## Task statement
Reproduce the listing below exactly, beginning with its first line and ending with the line that holds "const fmt = v"; pictures are not part of the copy.

■ ■ ■

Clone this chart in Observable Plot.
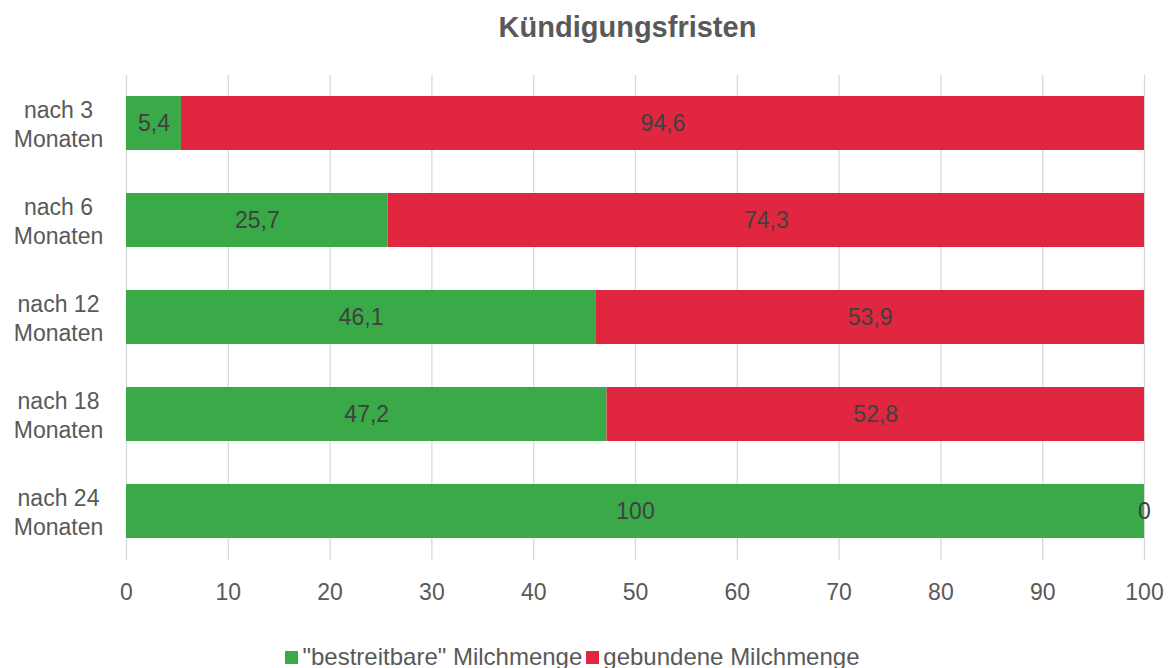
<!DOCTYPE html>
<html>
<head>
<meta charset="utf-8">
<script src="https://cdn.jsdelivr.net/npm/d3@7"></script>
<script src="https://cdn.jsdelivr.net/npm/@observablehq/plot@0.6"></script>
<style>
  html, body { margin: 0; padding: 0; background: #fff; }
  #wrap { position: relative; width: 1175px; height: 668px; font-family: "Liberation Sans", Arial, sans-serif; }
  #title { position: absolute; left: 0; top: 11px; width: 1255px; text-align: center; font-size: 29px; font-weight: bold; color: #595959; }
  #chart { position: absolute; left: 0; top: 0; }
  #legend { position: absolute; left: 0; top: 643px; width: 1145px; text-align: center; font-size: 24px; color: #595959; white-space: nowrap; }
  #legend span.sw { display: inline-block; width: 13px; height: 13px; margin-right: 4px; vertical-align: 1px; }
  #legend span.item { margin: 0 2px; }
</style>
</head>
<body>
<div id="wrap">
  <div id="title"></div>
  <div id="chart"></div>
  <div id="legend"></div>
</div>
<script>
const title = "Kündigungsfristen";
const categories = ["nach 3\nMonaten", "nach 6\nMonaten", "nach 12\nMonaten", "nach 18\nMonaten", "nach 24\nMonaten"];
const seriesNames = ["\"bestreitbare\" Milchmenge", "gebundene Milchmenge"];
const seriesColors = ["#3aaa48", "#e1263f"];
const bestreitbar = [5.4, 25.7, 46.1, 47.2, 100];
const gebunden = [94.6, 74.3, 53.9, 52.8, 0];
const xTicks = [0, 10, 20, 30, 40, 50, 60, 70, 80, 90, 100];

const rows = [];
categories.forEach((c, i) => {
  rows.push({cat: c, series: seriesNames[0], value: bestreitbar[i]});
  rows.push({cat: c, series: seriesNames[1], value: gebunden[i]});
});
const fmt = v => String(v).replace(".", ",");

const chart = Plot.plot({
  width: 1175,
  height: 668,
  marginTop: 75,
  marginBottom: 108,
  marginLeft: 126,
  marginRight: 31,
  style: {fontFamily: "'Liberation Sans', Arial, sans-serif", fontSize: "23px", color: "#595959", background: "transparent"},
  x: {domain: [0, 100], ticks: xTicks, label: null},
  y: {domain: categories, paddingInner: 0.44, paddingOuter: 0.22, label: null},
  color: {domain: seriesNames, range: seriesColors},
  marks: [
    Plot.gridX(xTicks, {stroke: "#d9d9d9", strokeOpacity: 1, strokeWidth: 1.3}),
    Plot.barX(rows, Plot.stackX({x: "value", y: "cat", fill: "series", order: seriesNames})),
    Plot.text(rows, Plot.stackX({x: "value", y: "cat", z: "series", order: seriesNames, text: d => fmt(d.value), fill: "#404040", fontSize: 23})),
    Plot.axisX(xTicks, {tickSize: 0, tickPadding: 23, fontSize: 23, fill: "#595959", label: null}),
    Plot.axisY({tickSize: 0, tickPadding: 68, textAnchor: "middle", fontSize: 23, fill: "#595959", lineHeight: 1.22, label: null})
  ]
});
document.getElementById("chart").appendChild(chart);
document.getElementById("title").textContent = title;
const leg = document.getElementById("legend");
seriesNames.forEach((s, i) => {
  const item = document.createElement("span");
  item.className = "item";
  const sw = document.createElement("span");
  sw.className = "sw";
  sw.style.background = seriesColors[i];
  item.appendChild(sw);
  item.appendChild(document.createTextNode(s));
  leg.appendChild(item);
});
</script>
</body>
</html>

■ ■ ■

## Result of this exercise
Clone this chart in Observable Plot.
<!DOCTYPE html>
<html>
<head>
<meta charset="utf-8">
<script src="https://cdn.jsdelivr.net/npm/d3@7"></script>
<script src="https://cdn.jsdelivr.net/npm/@observablehq/plot@0.6"></script>
<style>
  html, body { margin: 0; padding: 0; background: #fff; }
  #wrap { position: relative; width: 1175px; height: 668px; font-family: "Liberation Sans", Arial, sans-serif; }
  #title { position: absolute; left: 0; top: 11px; width: 1255px; text-align: center; font-size: 29px; font-weight: bold; color: #595959; }
  #chart { position: absolute; left: 0; top: 0; }
  #legend { position: absolute; left: 0; top: 643px; width: 1145px; text-align: center; font-size: 24px; color: #595959; white-space: nowrap; }
  #legend span.sw { display: inline-block; width: 13px; height: 13px; margin-right: 4px; vertical-align: 1px; }
  #legend span.item { margin: 0 2px; }
</style>
</head>
<body>
<div id="wrap">
  <div id="title"></div>
  <div id="chart"></div>
  <div id="legend"></div>
</div>
<script>
const title = "Kündigungsfristen";
const categories = ["nach 3\nMonaten", "nach 6\nMonaten", "nach 12\nMonaten", "nach 18\nMonaten", "nach 24\nMonaten"];
const seriesNames = ["\"bestreitbare\" Milchmenge", "gebundene Milchmenge"];
const seriesColors = ["#3aaa48", "#e1263f"];
const bestreitbar = [5.4, 25.7, 46.1, 47.2, 100];
const gebunden = [94.6, 74.3, 53.9, 52.8, 0];
const xTicks = [0, 10, 20, 30, 40, 50, 60, 70, 80, 90, 100];

const rows = [];
categories.forEach((c, i) => {
  rows.push({cat: c, series: seriesNames[0], value: bestreitbar[i]});
  rows.push({cat: c, series: seriesNames[1], value: gebunden[i]});
});
const fmt = v => String(v).replace(".", ",");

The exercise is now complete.